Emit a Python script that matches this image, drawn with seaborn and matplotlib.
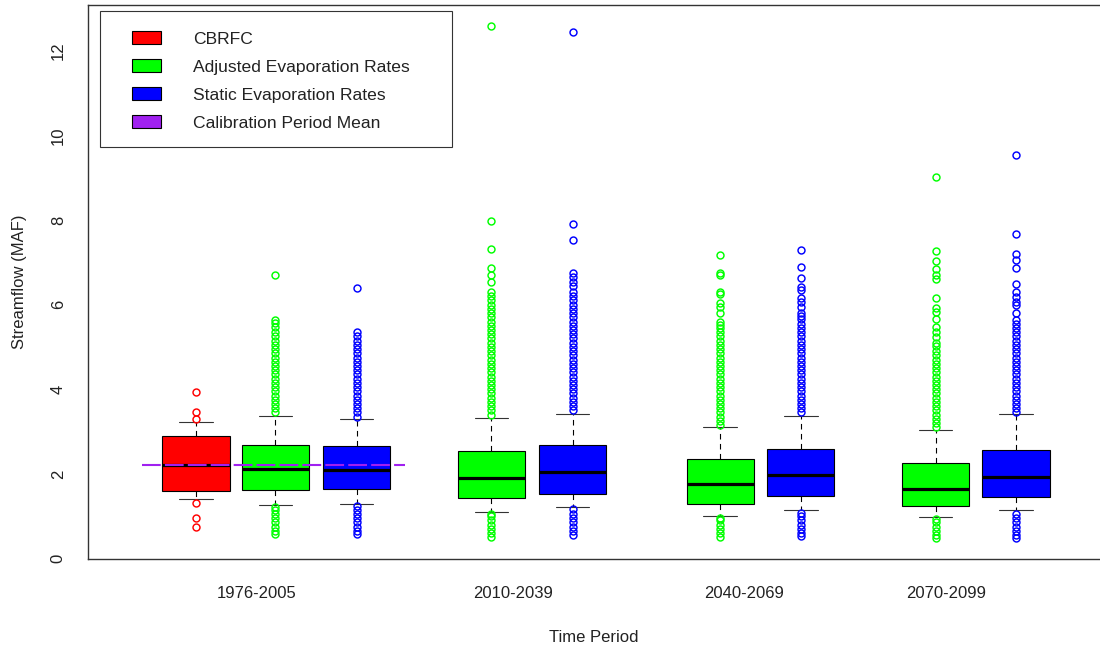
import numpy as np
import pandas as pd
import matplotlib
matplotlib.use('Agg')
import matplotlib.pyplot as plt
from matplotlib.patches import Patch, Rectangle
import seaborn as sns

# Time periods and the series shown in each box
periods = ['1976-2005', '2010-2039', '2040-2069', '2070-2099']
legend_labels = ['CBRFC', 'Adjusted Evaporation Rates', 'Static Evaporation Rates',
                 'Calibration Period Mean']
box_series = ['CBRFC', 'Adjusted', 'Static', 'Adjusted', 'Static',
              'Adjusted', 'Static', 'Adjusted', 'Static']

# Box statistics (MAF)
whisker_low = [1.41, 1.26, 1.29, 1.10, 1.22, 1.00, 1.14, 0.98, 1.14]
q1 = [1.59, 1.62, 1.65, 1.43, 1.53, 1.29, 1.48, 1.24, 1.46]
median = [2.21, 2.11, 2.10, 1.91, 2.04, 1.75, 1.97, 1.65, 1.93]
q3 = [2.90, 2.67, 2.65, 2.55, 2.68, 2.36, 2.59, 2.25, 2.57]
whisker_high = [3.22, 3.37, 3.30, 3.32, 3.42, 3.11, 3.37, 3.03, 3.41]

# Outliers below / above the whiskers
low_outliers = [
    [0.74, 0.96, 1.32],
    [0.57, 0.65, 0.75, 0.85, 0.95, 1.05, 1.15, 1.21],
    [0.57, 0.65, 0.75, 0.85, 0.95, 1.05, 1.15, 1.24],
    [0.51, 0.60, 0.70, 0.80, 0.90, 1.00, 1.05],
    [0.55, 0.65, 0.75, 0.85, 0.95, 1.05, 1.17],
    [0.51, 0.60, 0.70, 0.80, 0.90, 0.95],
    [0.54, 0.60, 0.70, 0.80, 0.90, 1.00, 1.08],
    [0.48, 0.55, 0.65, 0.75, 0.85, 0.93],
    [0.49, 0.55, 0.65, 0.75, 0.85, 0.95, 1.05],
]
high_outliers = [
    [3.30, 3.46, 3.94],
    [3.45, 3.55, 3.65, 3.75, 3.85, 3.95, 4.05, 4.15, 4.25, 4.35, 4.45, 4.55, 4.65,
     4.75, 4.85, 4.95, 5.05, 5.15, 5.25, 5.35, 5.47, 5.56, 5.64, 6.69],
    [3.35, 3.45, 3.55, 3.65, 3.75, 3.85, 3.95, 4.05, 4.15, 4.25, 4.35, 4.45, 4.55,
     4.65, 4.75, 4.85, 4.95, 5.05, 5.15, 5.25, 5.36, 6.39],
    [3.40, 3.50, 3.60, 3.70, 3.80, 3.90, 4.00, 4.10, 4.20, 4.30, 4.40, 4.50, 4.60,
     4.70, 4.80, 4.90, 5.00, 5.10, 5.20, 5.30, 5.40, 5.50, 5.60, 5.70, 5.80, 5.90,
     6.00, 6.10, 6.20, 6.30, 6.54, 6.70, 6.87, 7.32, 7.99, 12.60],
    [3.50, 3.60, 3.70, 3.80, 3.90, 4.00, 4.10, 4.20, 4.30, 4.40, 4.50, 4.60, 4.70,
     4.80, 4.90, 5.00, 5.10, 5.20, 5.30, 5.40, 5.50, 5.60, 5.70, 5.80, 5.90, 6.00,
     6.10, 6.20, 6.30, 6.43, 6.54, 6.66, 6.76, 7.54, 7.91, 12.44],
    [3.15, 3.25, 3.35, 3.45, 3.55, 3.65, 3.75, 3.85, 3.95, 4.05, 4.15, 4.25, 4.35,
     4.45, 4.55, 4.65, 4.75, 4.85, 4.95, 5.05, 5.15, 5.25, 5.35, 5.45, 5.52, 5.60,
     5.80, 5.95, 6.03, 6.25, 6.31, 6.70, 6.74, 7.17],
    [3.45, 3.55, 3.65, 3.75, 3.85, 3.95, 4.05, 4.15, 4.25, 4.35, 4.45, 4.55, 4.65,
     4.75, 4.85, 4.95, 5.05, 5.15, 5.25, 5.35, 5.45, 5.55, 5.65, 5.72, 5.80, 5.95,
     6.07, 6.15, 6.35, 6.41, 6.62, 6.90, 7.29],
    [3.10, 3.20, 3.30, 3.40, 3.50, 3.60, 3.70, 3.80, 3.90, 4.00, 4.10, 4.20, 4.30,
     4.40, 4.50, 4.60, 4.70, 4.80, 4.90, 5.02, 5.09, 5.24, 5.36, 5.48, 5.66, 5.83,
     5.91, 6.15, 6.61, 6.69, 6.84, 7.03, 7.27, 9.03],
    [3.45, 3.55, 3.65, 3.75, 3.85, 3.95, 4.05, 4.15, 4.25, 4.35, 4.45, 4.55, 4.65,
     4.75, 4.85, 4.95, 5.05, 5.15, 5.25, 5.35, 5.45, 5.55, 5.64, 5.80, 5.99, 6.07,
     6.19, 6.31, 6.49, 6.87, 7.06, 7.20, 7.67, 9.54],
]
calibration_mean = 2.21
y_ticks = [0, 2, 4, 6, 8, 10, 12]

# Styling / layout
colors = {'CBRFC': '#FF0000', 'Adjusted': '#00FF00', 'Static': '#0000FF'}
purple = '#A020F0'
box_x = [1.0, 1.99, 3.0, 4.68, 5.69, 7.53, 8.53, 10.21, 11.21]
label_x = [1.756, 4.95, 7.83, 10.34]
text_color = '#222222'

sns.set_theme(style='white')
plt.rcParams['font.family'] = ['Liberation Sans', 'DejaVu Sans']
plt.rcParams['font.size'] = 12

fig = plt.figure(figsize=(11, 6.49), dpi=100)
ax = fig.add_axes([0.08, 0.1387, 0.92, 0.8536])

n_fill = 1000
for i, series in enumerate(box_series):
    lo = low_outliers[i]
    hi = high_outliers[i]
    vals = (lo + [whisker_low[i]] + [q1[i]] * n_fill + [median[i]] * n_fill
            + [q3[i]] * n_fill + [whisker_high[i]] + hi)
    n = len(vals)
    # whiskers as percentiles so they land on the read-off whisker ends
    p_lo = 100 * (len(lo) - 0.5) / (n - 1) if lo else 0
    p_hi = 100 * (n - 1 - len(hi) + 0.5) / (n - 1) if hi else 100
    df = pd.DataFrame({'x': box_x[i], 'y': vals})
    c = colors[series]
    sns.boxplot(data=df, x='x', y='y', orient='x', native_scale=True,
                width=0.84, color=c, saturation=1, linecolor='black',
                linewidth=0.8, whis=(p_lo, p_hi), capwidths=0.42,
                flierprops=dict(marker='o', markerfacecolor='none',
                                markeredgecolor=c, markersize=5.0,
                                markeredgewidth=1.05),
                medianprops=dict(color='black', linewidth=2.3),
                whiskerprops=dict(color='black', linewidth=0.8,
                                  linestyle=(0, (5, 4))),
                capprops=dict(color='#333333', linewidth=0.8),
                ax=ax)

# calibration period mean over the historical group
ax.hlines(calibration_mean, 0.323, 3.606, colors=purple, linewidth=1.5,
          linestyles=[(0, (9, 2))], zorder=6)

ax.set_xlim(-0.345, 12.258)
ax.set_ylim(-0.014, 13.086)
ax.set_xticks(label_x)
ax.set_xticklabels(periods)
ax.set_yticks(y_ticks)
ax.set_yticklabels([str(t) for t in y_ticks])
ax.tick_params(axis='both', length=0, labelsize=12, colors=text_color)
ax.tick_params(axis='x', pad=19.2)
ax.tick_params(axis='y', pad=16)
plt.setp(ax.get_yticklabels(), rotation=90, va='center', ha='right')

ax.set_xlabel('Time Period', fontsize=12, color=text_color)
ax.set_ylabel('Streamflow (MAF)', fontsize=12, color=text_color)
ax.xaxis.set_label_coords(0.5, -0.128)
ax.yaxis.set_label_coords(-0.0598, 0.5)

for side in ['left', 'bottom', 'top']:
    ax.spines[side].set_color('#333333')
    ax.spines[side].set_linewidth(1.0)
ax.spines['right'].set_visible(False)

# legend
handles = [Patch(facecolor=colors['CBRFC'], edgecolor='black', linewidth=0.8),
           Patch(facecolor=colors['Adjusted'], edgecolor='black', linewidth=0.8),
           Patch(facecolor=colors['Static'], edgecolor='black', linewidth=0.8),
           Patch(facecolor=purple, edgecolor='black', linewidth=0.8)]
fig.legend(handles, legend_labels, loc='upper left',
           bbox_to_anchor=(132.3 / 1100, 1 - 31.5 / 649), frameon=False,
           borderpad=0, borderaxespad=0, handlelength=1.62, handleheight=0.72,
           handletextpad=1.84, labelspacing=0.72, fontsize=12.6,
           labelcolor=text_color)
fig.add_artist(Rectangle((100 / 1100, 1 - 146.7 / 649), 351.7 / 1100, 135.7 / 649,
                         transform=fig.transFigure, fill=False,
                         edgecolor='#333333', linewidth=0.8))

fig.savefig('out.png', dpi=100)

++++++

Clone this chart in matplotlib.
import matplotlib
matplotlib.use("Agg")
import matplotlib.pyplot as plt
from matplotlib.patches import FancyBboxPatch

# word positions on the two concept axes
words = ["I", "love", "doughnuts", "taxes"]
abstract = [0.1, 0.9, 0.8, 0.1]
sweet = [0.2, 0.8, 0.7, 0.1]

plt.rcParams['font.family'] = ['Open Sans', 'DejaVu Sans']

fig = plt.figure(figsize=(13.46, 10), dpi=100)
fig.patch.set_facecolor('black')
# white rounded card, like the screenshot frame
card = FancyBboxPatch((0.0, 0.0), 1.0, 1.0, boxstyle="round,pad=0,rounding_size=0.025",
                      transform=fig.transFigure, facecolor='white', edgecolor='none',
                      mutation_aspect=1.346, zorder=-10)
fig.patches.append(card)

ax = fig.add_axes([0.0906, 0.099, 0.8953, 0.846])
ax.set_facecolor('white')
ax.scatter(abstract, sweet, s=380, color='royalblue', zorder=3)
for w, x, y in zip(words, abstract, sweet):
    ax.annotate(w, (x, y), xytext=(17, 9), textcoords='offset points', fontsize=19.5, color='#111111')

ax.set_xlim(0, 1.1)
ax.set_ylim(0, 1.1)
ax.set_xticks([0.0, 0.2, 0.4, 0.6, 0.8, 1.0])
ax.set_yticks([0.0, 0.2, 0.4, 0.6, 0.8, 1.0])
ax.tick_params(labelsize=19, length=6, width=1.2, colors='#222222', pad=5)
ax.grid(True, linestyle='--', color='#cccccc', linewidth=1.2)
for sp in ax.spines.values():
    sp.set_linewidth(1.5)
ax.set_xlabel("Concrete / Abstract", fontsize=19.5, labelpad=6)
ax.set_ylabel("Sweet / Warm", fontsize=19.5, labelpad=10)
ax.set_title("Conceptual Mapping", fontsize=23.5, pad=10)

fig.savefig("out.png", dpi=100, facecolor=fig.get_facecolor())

++++++

→ Aim of the exercise: Every line from the one containing "Clone this chart in matplotlib." through the one containing "fig.patches.append(card)" is to be given again exactly, both ends included, and no line outside that range.

→ Result for this task:
Clone this chart in matplotlib.
import matplotlib
matplotlib.use("Agg")
import matplotlib.pyplot as plt
from matplotlib.patches import FancyBboxPatch

# word positions on the two concept axes
words = ["I", "love", "doughnuts", "taxes"]
abstract = [0.1, 0.9, 0.8, 0.1]
sweet = [0.2, 0.8, 0.7, 0.1]

plt.rcParams['font.family'] = ['Open Sans', 'DejaVu Sans']

fig = plt.figure(figsize=(13.46, 10), dpi=100)
fig.patch.set_facecolor('black')
# white rounded card, like the screenshot frame
card = FancyBboxPatch((0.0, 0.0), 1.0, 1.0, boxstyle="round,pad=0,rounding_size=0.025",
                      transform=fig.transFigure, facecolor='white', edgecolor='none',
                      mutation_aspect=1.346, zorder=-10)
fig.patches.append(card)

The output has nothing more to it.